Faced with the widespread phenomenon of ‘live and let live’ military commanders adopted a number of strategies to build what they called ‘offensive spirit’ among their troops. Night patrols in no-mans land were introduced, although at times these were carried out in the least-threatening manner possible by both sides. Warfare was bureaucratised, with frontline officers having to make written reports to HQ every few hours on what they had achieved in the ‘war of attrition’, though these were often falsified or exaggerated. The ‘brass’ even produced a pamphlet for officers called ‘Am I offensive enough?’ which was explicit propaganda designed to combat ‘live and let live’ type behaviours. Needless to say it was widely ridiculed.
However, less easy to incorporate into ‘live and let live’ strategies were trench raids, small-scale, stealthy night attacks on opposing trenches. These vicious encounters, where assault groups were encouraged to use bayonets, hatchets and shovels as well as pistols and grenades to butcher their opponents in hand-to-hand fighting, were explicitly designed to spread fear amongst opposing troops and to break any tacit truces between the lines. Along with the horrors of the major offensives in 1916 and the use of gas, which intensified the brutalisation of the combatants, trench raids were a useful tool for the ‘brass’ on both sides in destroying cooperative behaviours between front-line troops.
Balls to War
So was there a football match on Christmas Day 1914? Almost certainly not in any formal sense, although there are sufficient first-hand reports of informal kickabouts that we can be sure they must have taken place. We have to remember that in many places no-mans land was pitted with shell holes – not ideal for playing football. Interestingly several first-hand accounts mention the idea of spending the days after Christmas Day levelling an area of no-mans land and holding a formal football game on New Years Day. This gives some idea of the scope which at least some soldiers envisaged for the truce. A good visual account of the events is given in Heathcoate Williams video, ‘Balls to War: a Sports Report from 1170 A.D. to the Present’.

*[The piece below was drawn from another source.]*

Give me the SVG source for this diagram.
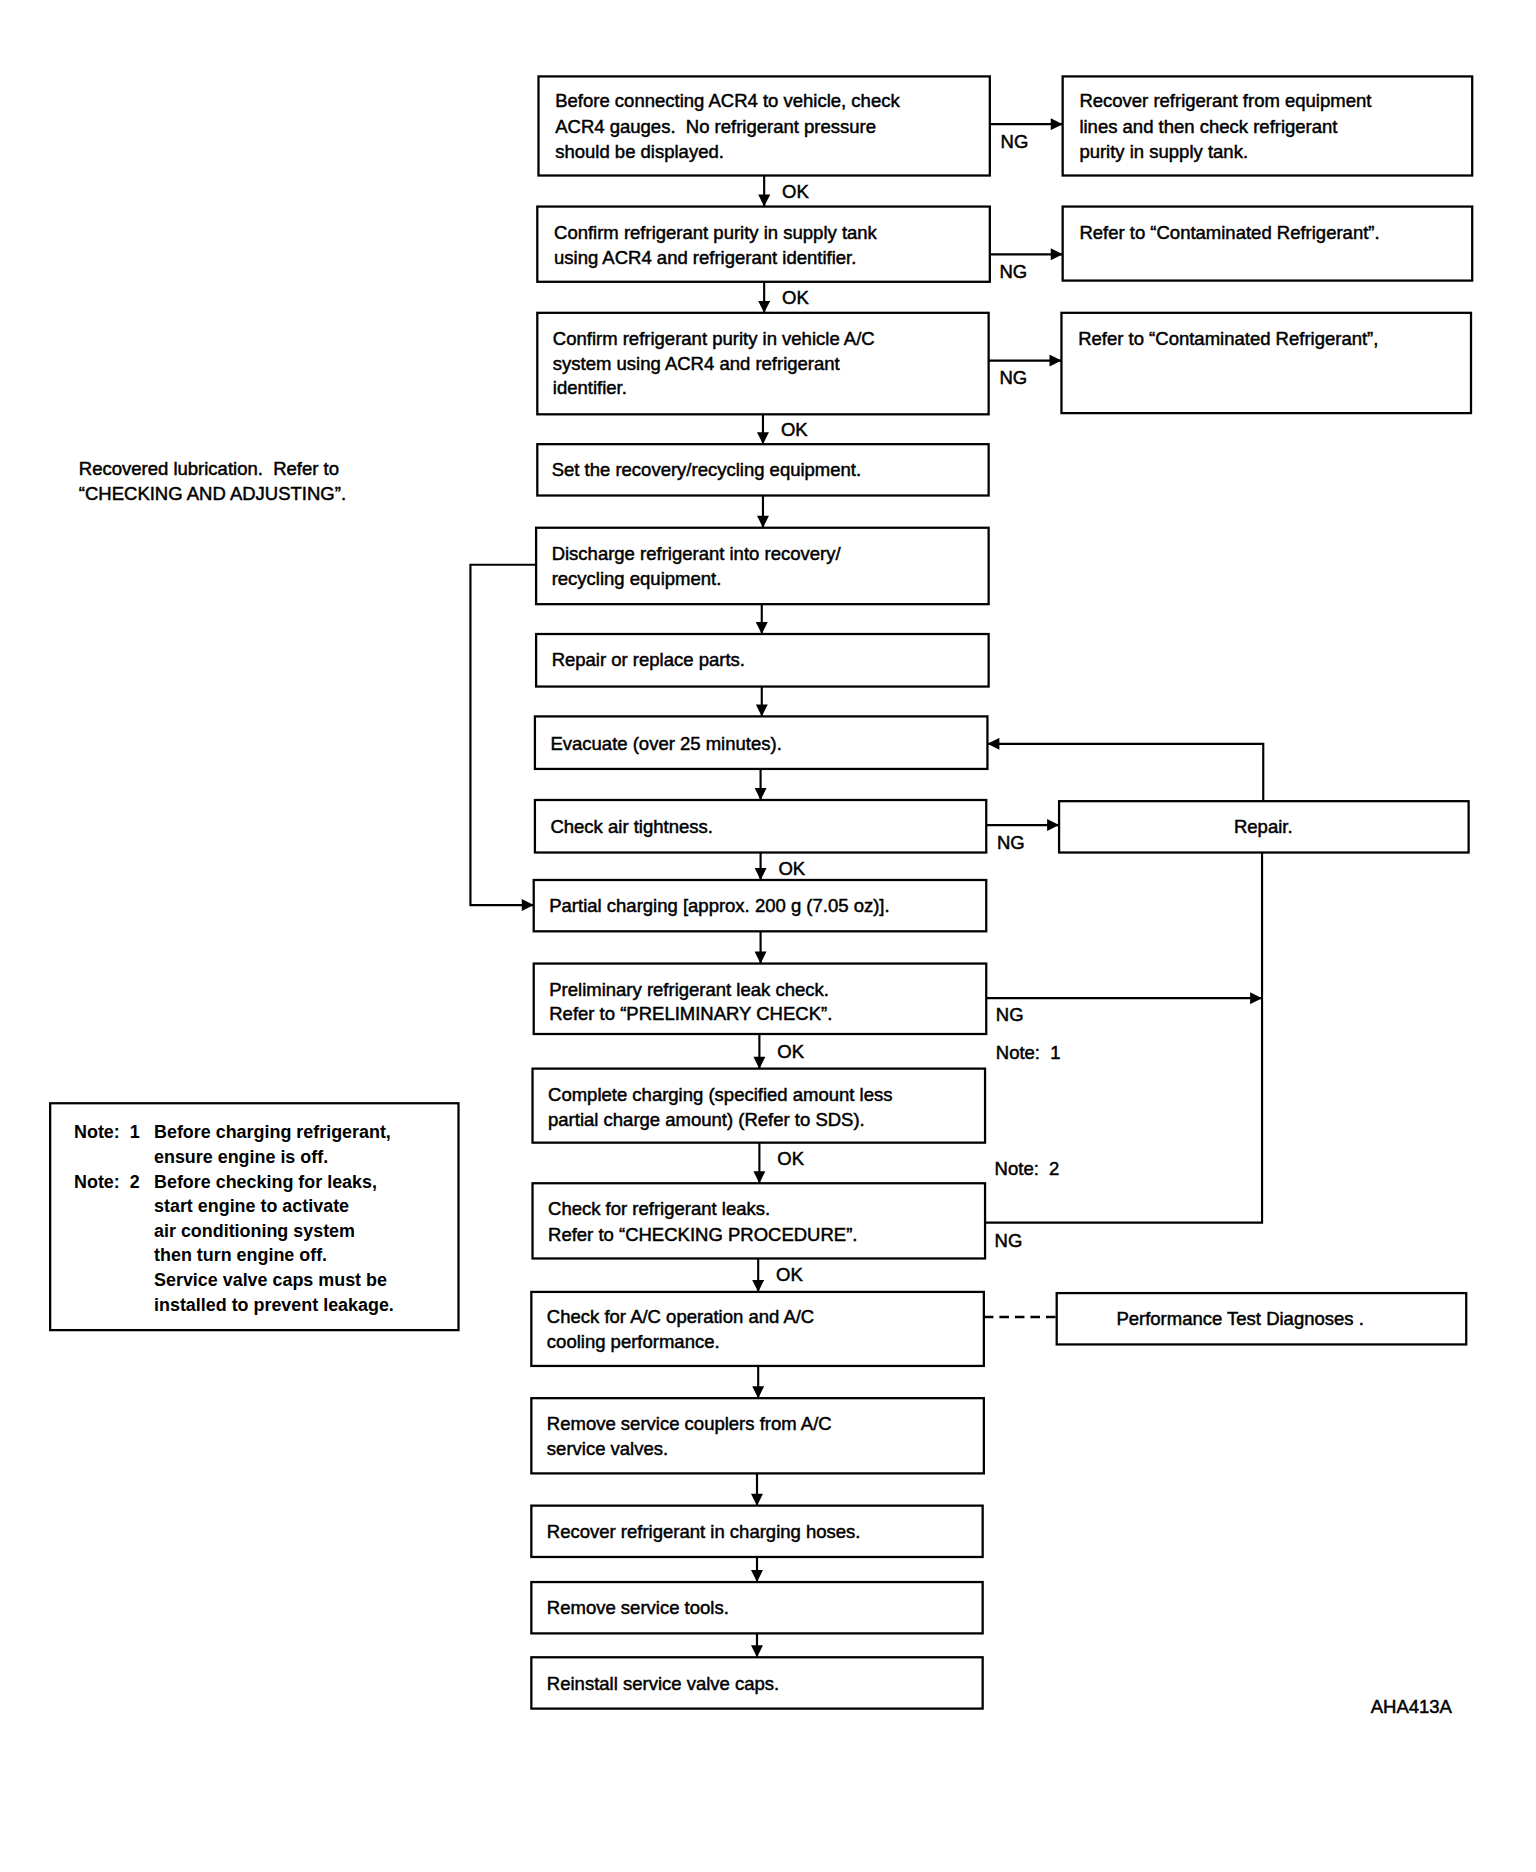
<svg xmlns="http://www.w3.org/2000/svg" width="1536" height="1872" viewBox="0 0 1536 1872" xml:space="preserve">
<style>
.b{fill:#fff;stroke:#000;stroke-width:1.9}
.t{font-family:"Liberation Sans",Arial,sans-serif;font-size:15.5px;fill:#000;stroke:#000;stroke-width:0.4;white-space:pre}
.n{font-family:"Liberation Sans",Arial,sans-serif;font-size:15px;font-weight:bold;fill:#000;white-space:pre}
.c{stroke:#000;stroke-width:1.8;fill:none}
.d{stroke:#000;stroke-width:2;fill:none;stroke-dasharray:8,5}
</style>
<defs>
<marker id="a" viewBox="0 0 10 10" refX="10" refY="5" markerWidth="14" markerHeight="10" markerUnits="userSpaceOnUse" orient="auto"><path d="M0,0 L10,5 L0,10 z" fill="#000"/></marker>
</defs>
<rect width="1536" height="1872" fill="#fff"/>
<g transform="scale(1.194)">
<g id="connectors">
<line class="c" x1="640" y1="147" x2="640" y2="173" marker-end="url(#a)"/>
<line class="c" x1="640" y1="236" x2="640" y2="262" marker-end="url(#a)"/>
<line class="c" x1="639" y1="347" x2="639" y2="372" marker-end="url(#a)"/>
<line class="c" x1="639" y1="415" x2="639" y2="442" marker-end="url(#a)"/>
<line class="c" x1="638" y1="506" x2="638" y2="531" marker-end="url(#a)"/>
<line class="c" x1="638" y1="575" x2="638" y2="600" marker-end="url(#a)"/>
<line class="c" x1="637" y1="644" x2="637" y2="670" marker-end="url(#a)"/>
<line class="c" x1="637" y1="714" x2="637" y2="737" marker-end="url(#a)"/>
<line class="c" x1="637" y1="780" x2="637" y2="807" marker-end="url(#a)"/>
<line class="c" x1="636" y1="866" x2="636" y2="895" marker-end="url(#a)"/>
<line class="c" x1="636" y1="957" x2="636" y2="991" marker-end="url(#a)"/>
<line class="c" x1="635" y1="1054" x2="635" y2="1082" marker-end="url(#a)"/>
<line class="c" x1="635" y1="1144" x2="635" y2="1171" marker-end="url(#a)"/>
<line class="c" x1="634" y1="1234" x2="634" y2="1261" marker-end="url(#a)"/>
<line class="c" x1="634" y1="1304" x2="634" y2="1325" marker-end="url(#a)"/>
<line class="c" x1="634" y1="1368" x2="634" y2="1388" marker-end="url(#a)"/>
<line class="c" x1="829" y1="104" x2="890" y2="104" marker-end="url(#a)"/>
<line class="c" x1="829" y1="213" x2="890" y2="213" marker-end="url(#a)"/>
<line class="c" x1="828" y1="302" x2="889" y2="302" marker-end="url(#a)"/>
<line class="c" x1="826" y1="691" x2="887" y2="691" marker-end="url(#a)"/>
<polyline class="c" points="449,473 394,473 394,758 447,758" marker-end="url(#a)"/>
<polyline class="c" points="1058,671 1058,623 827,623" marker-end="url(#a)"/>
<line class="c" x1="826" y1="836" x2="1057" y2="836" marker-end="url(#a)"/>
<polyline class="c" points="1057,714 1057,1024 825,1024"/>
<line class="d" x1="824" y1="1103" x2="885" y2="1103"/>
<text class="t" x="655" y="166">OK</text>
<text class="t" x="655" y="255">OK</text>
<text class="t" x="654" y="365">OK</text>
<text class="t" x="652" y="733">OK</text>
<text class="t" x="651" y="886">OK</text>
<text class="t" x="651" y="976">OK</text>
<text class="t" x="650" y="1073">OK</text>
<text class="t" x="838" y="124">NG</text>
<text class="t" x="837" y="233">NG</text>
<text class="t" x="837" y="322">NG</text>
<text class="t" x="835" y="711">NG</text>
<text class="t" x="834" y="855">NG</text>
<text class="t" x="833" y="1044">NG</text>
<text class="t" x="834" y="887">Note:  1</text>
<text class="t" x="833" y="984">Note:  2</text>
</g>
<g id="n1"><rect class="b" x="451" y="64" width="378" height="83"/><text class="t" x="465" y="90">Before connecting ACR4 to vehicle, check</text><text class="t" x="465" y="111">ACR4 gauges.  No refrigerant pressure</text><text class="t" x="465" y="132">should be displayed.</text></g>
<g id="r1"><rect class="b" x="890" y="64" width="343" height="83"/><text class="t" x="904" y="90">Recover refrigerant from equipment</text><text class="t" x="904" y="111">lines and then check refrigerant</text><text class="t" x="904" y="132">purity in supply tank.</text></g>
<g id="n2"><rect class="b" x="450" y="173" width="379" height="63"/><text class="t" x="464" y="200">Confirm refrigerant purity in supply tank</text><text class="t" x="464" y="221">using ACR4 and refrigerant identifier.</text></g>
<g id="r2"><rect class="b" x="890" y="173" width="343" height="62"/><text class="t" x="904" y="200">Refer to “Contaminated Refrigerant”.</text></g>
<g id="n3"><rect class="b" x="450" y="262" width="378" height="85"/><text class="t" x="463" y="289">Confirm refrigerant purity in vehicle A/C</text><text class="t" x="463" y="310">system using ACR4 and refrigerant</text><text class="t" x="463" y="330">identifier.</text></g>
<g id="r3"><rect class="b" x="889" y="262" width="343" height="84"/><text class="t" x="903" y="289">Refer to “Contaminated Refrigerant”,</text></g>
<g id="n4"><rect class="b" x="450" y="372" width="378" height="43"/><text class="t" x="462" y="399">Set the recovery/recycling equipment.</text></g>
<g id="note0"><text class="t" x="66" y="398">Recovered lubrication.  Refer to</text><text class="t" x="66" y="419">“CHECKING AND ADJUSTING”.</text></g>
<g id="n5"><rect class="b" x="449" y="442" width="379" height="64"/><text class="t" x="462" y="469">Discharge refrigerant into recovery/</text><text class="t" x="462" y="490">recycling equipment.</text></g>
<g id="n6"><rect class="b" x="449" y="531" width="379" height="44"/><text class="t" x="462" y="558">Repair or replace parts.</text></g>
<g id="n7"><rect class="b" x="448" y="600" width="379" height="44"/><text class="t" x="461" y="628">Evacuate (over 25 minutes).</text></g>
<g id="n8"><rect class="b" x="448" y="670" width="378" height="44"/><text class="t" x="461" y="698">Check air tightness.</text></g>
<g id="repair"><rect class="b" x="887" y="671" width="343" height="43"/><text class="t" x="1058" y="698" text-anchor="middle">Repair.</text></g>
<g id="n9"><rect class="b" x="447" y="737" width="379" height="43"/><text class="t" x="460" y="764">Partial charging [approx. 200 g (7.05 oz)].</text></g>
<g id="n10"><rect class="b" x="447" y="807" width="379" height="59"/><text class="t" x="460" y="834">Preliminary refrigerant leak check.</text><text class="t" x="460" y="854">Refer to “PRELIMINARY CHECK”.</text></g>
<g id="n11"><rect class="b" x="446" y="895" width="379" height="62"/><text class="t" x="459" y="922">Complete charging (specified amount less</text><text class="t" x="459" y="943">partial charge amount) (Refer to SDS).</text></g>
<g id="n12"><rect class="b" x="446" y="991" width="379" height="63"/><text class="t" x="459" y="1018">Check for refrigerant leaks.</text><text class="t" x="459" y="1039">Refer to “CHECKING PROCEDURE”.</text></g>
<g id="n13"><rect class="b" x="445" y="1082" width="379" height="62"/><text class="t" x="458" y="1108">Check for A/C operation and A/C</text><text class="t" x="458" y="1129">cooling performance.</text></g>
<g id="perf"><rect class="b" x="885" y="1083" width="343" height="43"/><text class="t" x="935" y="1110">Performance Test Diagnoses .</text></g>
<g id="n14"><rect class="b" x="445" y="1171" width="379" height="63"/><text class="t" x="458" y="1198">Remove service couplers from A/C</text><text class="t" x="458" y="1219">service valves.</text></g>
<g id="n15"><rect class="b" x="445" y="1261" width="378" height="43"/><text class="t" x="458" y="1288">Recover refrigerant in charging hoses.</text></g>
<g id="n16"><rect class="b" x="445" y="1325" width="378" height="43"/><text class="t" x="458" y="1352">Remove service tools.</text></g>
<g id="n17"><rect class="b" x="445" y="1388" width="378" height="43"/><text class="t" x="458" y="1415">Reinstall service valve caps.</text></g>
<g id="notes"><rect class="b" x="42" y="924" width="342" height="190"/>
<text class="n" x="62" y="953">Note:  1</text><text class="n" x="129" y="953">Before charging refrigerant,</text>
<text class="n" x="129" y="974">ensure engine is off.</text>
<text class="n" x="62" y="995">Note:  2</text><text class="n" x="129" y="995">Before checking for leaks,</text>
<text class="n" x="129" y="1015">start engine to activate</text>
<text class="n" x="129" y="1036">air conditioning system</text>
<text class="n" x="129" y="1056">then turn engine off.</text>
<text class="n" x="129" y="1077">Service valve caps must be</text>
<text class="n" x="129" y="1098">installed to prevent leakage.</text></g>
<g id="code"><text class="t" x="1148" y="1435">AHA413A</text></g>
</g>
</svg>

So there was a truce at Christmas 1914 and there was extensive fraternisation between troops from both sides over large sections of the front for several days and in some cases for several months. Many of the participants record it in terms which suggest they saw it as one of the most significant events of their lives. It was not merely an aberration or a ‘miracle’ as it is often presented; in fact it formed part of a far-wider ‘live and let live’ response by troops on both sides to the situation they found themselves in during 1914 and 1915. Despite the efforts of the brass on both sides to stamp out these survival strategies, clandestine cooperation between front-line troops continued throughout the war in a number of different forms. Furthermore, the implicit refusal of ‘live and let live’ was echoed again in the more explicit mutinies, strikes and mass desertions that ensured the war became no longer tenable on the eastern front in 1917 and were a major contribution to the end of the war on the western front in 1918.
One thing we can be sure of is that it wasn’t much like the Sainsbury’s advert.